Biography

Elliott Erwitt is one of the leading figures in magazine, advertising, and commercial photography. A member of photography’s elite, Magnum, since 1953, he also began making film documentaries in the 1970s. But he is best known for the warmth, humor, and wry observations in his personal work, which he has continued to produce in tandem with his commercial practice, and which are collected in best-selling volumes such as Personal Exposures (1988) and Snaps (2001).

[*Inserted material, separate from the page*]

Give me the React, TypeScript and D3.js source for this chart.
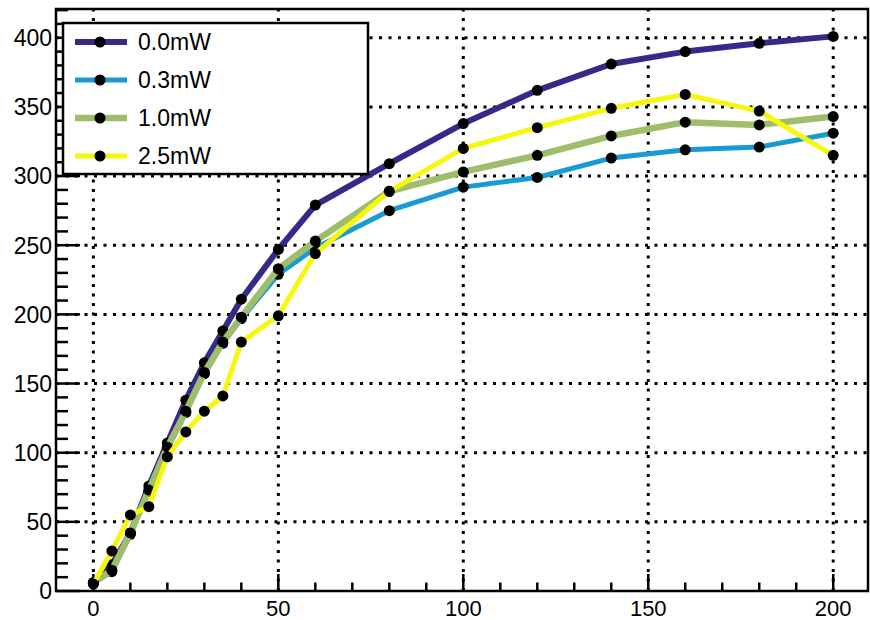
import React from "react";
import * as d3 from "d3";

const xValues = [0, 5, 10, 15, 20, 25, 30, 35, 40, 50, 60, 80, 100, 120, 140, 160, 180, 200];
const series00 = [6, 19, 42, 76, 107, 138, 165, 188, 211, 247, 279, 309, 338, 362, 381, 390, 396, 401];
const series03 = [6, 14, 41, 72, 103, 129, 157, 179, 197, 229, 248, 275, 292, 299, 313, 319, 321, 331];
const series10 = [6, 15, 42, 73, 104, 130, 158, 180, 198, 233, 253, 289, 303, 315, 329, 339, 337, 343];
const series25 = [5, 29, 55, 61, 97, 115, 130, 141, 180, 199, 244, 289, 320, 335, 349, 359, 347, 315];
const seriesNames = ["0.0mW", "0.3mW", "1.0mW", "2.5mW"];
const seriesColors = ["#352a87", "#189ad4", "#9fbe6c", "#f7f70c"];
const seriesWidths = [6, 5, 6.5, 5];
const xTicks = [0, 50, 100, 150, 200];
const yTicks = [0, 50, 100, 150, 200, 250, 300, 350, 400];

const W = 870;
const H = 620;
const left = 56;
const right = 868;
const top = 9;
const bottom = 591;

export default function App() {
  const x = d3.scaleLinear().domain([-10.1, 209.4]).range([left, right]);
  const y = d3.scaleLinear().domain([0, 420.8]).range([bottom, top]);
  const all = [series00, series03, series10, series25];
  const line = d3
    .line<[number, number]>()
    .x((d) => x(d[0]))
    .y((d) => y(d[1]));

  const xMinor = d3.range(-10, 210, 10).filter((v) => v % 50 !== 0 && x(v) > left + 1);
  const yMinor = d3.range(10, 421, 10).filter((v) => v % 50 !== 0);
  const font = "'Liberation Sans', Arial, Helvetica, sans-serif";
  const grid = { stroke: "#000", strokeWidth: 3, strokeDasharray: "3,6.5" };

  return (
    <svg
      width={W}
      height={H}
      style={{ position: "absolute", left: 0, top: 0, background: "#fff" }}
      fontFamily={font}
    >
      <rect x={0} y={0} width={W} height={H} fill="#fff" />
      {/* grid */}
      {xTicks.map((v) => (
        <line key={"gx" + v} x1={x(v)} x2={x(v)} y1={bottom} y2={top} {...grid} />
      ))}
      {yTicks
        .filter((v) => v > 0)
        .map((v) => (
          <line key={"gy" + v} x1={left} x2={right} y1={y(v)} y2={y(v)} {...grid} />
        ))}
      {/* ticks */}
      {xTicks.map((v) => (
        <line key={"tx" + v} x1={x(v)} x2={x(v)} y1={bottom} y2={bottom - 17} stroke="#000" strokeWidth={2.5} />
      ))}
      {xMinor.map((v) => (
        <line key={"mx" + v} x1={x(v)} x2={x(v)} y1={bottom} y2={bottom - 8.5} stroke="#000" strokeWidth={2.5} />
      ))}
      {yTicks.map((v) => (
        <line key={"ty" + v} x1={left} x2={left + 24} y1={y(v)} y2={y(v)} stroke="#000" strokeWidth={2.5} />
      ))}
      {yMinor.map((v) => (
        <line key={"my" + v} x1={left} x2={left + 12} y1={y(v)} y2={y(v)} stroke="#000" strokeWidth={2.5} />
      ))}
      {/* labels */}
      {xTicks.map((v) => (
        <text key={"lx" + v} x={x(v)} y={616} fontSize={22} textAnchor="middle" fill="#000">
          {v}
        </text>
      ))}
      {yTicks.map((v) => (
        <text key={"ly" + v} x={52} y={y(v)} dy="0.36em" fontSize={23} textAnchor="end" fill="#000">
          {v}
        </text>
      ))}
      {/* series */}
      {all.map((s, i) => {
        const pts = xValues.map((xv, j) => [xv, s[j]] as [number, number]);
        return (
          <g key={"s" + i}>
            <path
              d={line(pts) || ""}
              fill="none"
              stroke={seriesColors[i]}
              strokeWidth={seriesWidths[i]}
              strokeLinejoin="round"
            />
            {pts.map((p, j) => (
              <circle key={j} cx={x(p[0])} cy={y(p[1])} r={5.5} fill="#000" />
            ))}
          </g>
        );
      })}
      {/* frame */}
      <rect x={left} y={top} width={right - left} height={bottom - top} fill="none" stroke="#000" strokeWidth={2.5} />
      {/* legend */}
      <rect x={63} y={23} width={305} height={151} fill="#fff" stroke="#000" strokeWidth={2.5} />
      {seriesNames.map((n, i) => {
        const ry = 42 + i * 38;
        return (
          <g key={"lg" + i}>
            <line x1={75} x2={127} y1={ry} y2={ry} stroke={seriesColors[i]} strokeWidth={seriesWidths[i]} />
            <circle cx={100} cy={ry} r={5.5} fill="#000" />
            <text x={138} y={ry} dy="0.36em" fontSize={23} fill="#000">
              {n}
            </text>
          </g>
        );
      })}
    </svg>
  );
}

Born in Paris to Russian émigré parents, Erwitt and his family spent several years in Milan before returning to Paris, in 1938, when he was ten years old. The following year they moved to New York, before settling finally in Los Angeles in 1941. Erwitt has been an enthusiastic traveller ever since. His first experience of photography was in a commercial dark room, where he helped produce “signed” photos of movie stars. He began taking pictures shortly afterwards, whilst travelling in France and Italy, and by 1953 he had been invited to join Magnum by its one of its founders, Robert Capa.

 

His early career, when he was an accredited Whitehouse photographer, yielded some famous images, including those of the “kitchen cabinet debate” between Nixon and Khrushchev in 1959, and images of Jacqueline Kennedy at John F Kennedy’s funeral in 1963. 

He has produced portraits of Marilyn Monroe, Grace Kelly, Humphrey Bogart and Fidel Castro. In the 1970s he began producing films, television commercials and documentaries, including the award-winning Glassmakers of Herat (1977). Throughout his career he has continued to shoot his own personal work, always in black and white. He likes it noted that he adores children and dogs, and his pictures of them over several decades attest to that.

Elliott Erwitt lives and works in New York. The author of twenty books, he has had solo exhibitions at the Museum of Modern Art; the Smithsonian Institution, Washington, D.C.; the Musée d’art moderne de la Ville de Paris; the Reina Sofia, Madrid; and the Museum of Art of New South Wales, Sydney. His work is held in major public and private collections across the world.